Why Disability Mediation is crucial
A guest blog by Roland Chesters
Mediation 1st April 2016
Disabled people are significantly more likely to experience unfair treatment at work than non-disabled people.
In March 2013, over one fifth of the working age population in the UK had a disability, and one in six people who become disabled while in work lost their job during the first year after becoming disabled. So it’s perhaps no surprise that Employment Tribunals in the year ending 2014 awarded payments to 130 disability discrimination cases. [1] The maximum award was £236,922, with an average award of £14,502. The financial motivation for employers to avoid disability tribunals is great.
And while that’s a heck of a lot of money, it doesn’t include the time and effort involved, and the huge emotional price tag, for all concerned. Money, time and pain which could have been avoided if disability mediation had taken place.
Disability discrimination mediation does take place, but it’s done by mediators who have had no specific training for this type of dispute, which is not good for the parties, for the employers, for the mediators, or for the mediating profession.
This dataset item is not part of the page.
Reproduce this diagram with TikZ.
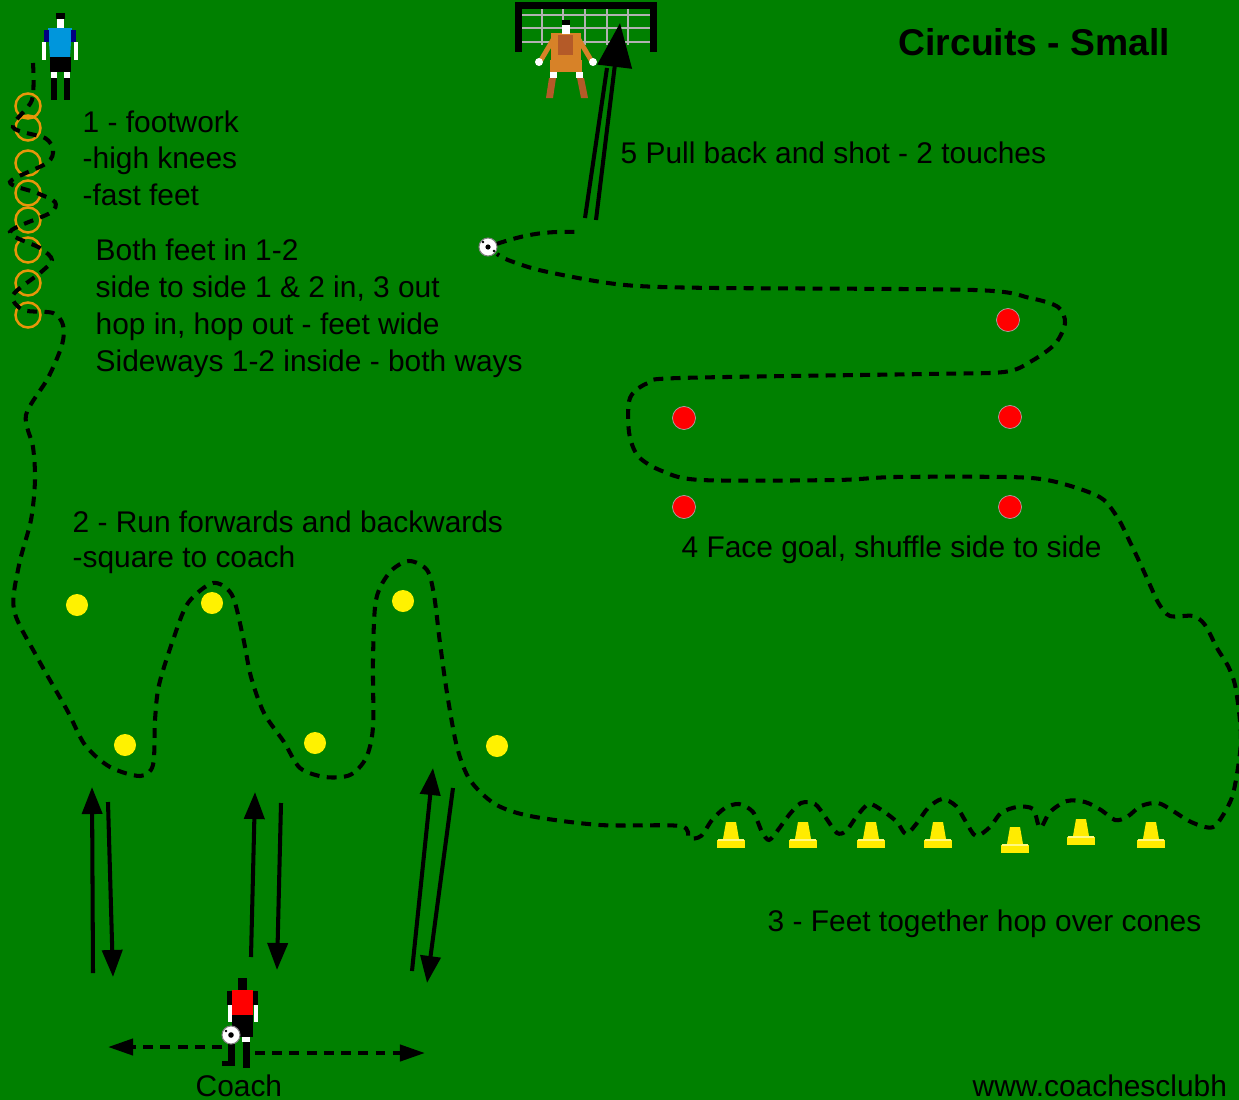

Due to the very nature of the issues at stake, disability mediation differs from other types of mediation. Disabled people sometimes feel unconfident in speaking about their disability or are unaware of their legal rights. Employers are sometimes concerned about how to engage in a disability conversation. And so the dialogue never takes place. Result? Frustration on all sides. Potentially a poor performing employee. And a slippery slope downhill to a tribunal.
As a trained mediator, I know that it doesn’t need to be like this. Trained mediators can help to engage the parties in that all-important conversation before the situation even approaches the top of the slippery slope.
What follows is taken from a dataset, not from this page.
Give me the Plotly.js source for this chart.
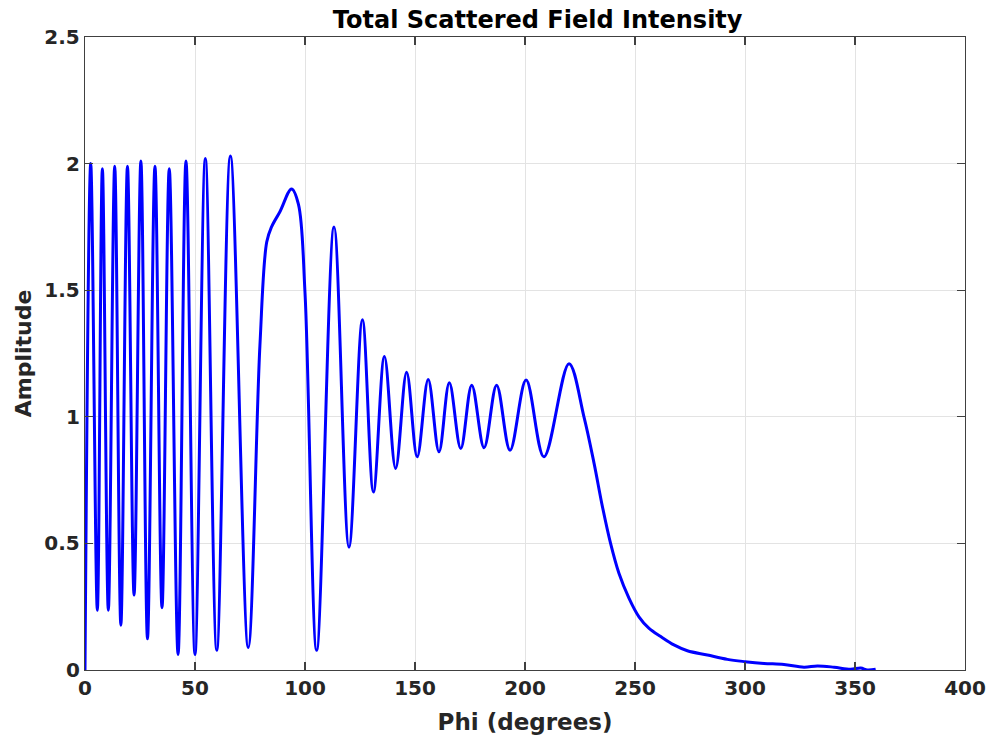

Some mediators may already be trained and working in SEN, but mediation for adults in the workplace is a very different context. It requires an understanding of disability, and what that means to the individual disabled person, it needs knowledge of legislation surrounding disability in the workplace, and it needs the skill to enable open conversations about disability to take place.
And the need for trained disability mediators is growing as increasing numbers of people with disabilities are having to seek employment; as the working population ages, the number of workers with acquired disabilities will inevitably rise. Having the skills and knowledge to mediate cases involving disability issues, and to mediate with people who have disabilities, is becoming more important than ever for mediators.
What are you doing to ensure that the mediators you use in your workplace have the expertise to ensure that they will facilitate a positive result for the person with the disability and for your organisation?